--- begin ---
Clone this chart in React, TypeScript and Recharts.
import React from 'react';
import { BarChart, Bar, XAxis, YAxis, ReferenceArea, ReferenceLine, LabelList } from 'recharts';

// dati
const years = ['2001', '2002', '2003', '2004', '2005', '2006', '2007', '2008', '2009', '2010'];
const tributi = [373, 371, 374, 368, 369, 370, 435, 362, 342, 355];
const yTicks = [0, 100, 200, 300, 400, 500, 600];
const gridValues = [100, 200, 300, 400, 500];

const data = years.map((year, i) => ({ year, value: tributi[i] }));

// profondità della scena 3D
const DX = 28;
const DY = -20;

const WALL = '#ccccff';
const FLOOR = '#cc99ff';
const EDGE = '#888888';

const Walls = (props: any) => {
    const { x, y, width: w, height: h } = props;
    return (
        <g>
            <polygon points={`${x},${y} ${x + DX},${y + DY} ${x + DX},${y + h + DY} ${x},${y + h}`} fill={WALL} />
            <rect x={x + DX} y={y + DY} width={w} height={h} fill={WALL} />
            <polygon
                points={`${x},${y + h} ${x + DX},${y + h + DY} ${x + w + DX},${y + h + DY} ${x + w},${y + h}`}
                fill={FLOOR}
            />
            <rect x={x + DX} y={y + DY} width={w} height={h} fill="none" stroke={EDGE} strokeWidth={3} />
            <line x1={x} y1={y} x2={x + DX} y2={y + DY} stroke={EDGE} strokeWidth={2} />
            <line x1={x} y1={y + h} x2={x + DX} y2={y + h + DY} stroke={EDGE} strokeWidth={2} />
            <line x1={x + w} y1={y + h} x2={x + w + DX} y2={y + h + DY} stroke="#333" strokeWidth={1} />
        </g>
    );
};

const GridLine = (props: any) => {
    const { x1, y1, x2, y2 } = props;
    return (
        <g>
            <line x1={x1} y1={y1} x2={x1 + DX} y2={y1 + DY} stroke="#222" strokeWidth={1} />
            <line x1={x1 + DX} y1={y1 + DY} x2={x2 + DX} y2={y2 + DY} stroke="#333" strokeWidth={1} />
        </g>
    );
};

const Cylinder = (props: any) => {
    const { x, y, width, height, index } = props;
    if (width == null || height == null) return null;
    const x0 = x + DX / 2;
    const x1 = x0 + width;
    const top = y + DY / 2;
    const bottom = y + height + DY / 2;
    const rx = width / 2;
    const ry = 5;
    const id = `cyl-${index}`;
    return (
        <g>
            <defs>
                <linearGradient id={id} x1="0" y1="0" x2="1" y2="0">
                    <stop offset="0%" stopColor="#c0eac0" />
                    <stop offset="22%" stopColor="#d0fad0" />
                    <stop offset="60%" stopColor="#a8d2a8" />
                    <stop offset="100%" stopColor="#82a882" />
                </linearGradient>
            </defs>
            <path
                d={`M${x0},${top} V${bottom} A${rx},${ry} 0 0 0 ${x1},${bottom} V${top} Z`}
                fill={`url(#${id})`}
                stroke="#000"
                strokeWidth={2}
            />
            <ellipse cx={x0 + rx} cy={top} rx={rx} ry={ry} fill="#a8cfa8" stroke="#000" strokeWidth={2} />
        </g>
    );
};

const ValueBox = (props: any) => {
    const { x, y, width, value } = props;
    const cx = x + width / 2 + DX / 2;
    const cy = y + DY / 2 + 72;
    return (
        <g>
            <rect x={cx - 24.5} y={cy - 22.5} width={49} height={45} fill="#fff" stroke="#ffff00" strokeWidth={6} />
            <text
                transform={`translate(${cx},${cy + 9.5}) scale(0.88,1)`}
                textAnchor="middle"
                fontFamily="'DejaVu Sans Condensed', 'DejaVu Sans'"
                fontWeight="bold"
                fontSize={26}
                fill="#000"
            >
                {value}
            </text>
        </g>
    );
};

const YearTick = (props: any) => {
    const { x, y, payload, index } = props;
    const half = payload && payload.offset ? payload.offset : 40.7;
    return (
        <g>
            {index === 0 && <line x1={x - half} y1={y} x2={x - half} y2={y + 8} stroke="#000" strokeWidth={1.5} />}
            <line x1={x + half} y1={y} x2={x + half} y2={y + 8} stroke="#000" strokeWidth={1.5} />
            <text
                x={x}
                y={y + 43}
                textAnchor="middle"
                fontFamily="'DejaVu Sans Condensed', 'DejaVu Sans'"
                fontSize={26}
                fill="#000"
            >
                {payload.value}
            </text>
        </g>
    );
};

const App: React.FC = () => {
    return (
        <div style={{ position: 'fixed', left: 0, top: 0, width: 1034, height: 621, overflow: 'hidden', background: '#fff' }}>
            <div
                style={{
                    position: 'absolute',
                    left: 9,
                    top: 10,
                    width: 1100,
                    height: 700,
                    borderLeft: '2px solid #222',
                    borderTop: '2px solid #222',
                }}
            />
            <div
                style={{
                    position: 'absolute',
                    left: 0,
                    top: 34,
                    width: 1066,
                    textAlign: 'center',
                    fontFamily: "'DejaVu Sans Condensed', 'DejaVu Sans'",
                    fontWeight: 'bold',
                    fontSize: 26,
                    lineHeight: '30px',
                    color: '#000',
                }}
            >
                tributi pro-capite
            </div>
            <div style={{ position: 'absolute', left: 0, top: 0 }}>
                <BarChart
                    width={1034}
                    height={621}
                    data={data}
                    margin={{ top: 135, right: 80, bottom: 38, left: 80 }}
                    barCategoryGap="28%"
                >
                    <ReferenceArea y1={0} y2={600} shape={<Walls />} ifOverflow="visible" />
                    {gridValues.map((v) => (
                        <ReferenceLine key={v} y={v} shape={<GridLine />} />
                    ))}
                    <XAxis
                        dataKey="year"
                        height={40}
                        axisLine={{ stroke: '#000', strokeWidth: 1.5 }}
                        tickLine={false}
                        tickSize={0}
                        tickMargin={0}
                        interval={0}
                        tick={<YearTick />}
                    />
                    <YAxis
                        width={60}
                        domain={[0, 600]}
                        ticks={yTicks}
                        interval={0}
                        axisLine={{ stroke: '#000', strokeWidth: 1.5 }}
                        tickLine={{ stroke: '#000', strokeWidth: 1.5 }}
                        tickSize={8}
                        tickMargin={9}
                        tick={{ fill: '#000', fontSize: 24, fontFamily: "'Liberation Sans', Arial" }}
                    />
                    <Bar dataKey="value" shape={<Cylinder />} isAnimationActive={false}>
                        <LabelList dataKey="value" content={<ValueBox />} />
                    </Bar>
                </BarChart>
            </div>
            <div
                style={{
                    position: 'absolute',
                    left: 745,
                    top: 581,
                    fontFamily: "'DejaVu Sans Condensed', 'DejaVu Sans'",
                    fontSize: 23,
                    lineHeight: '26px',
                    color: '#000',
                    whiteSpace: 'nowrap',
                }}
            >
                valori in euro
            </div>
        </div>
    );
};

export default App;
--- end ---
> [What the task requires]:
Going through the data above, count the lines where the string "React" appears, and answer with only that number.

> [Result of the task]:
3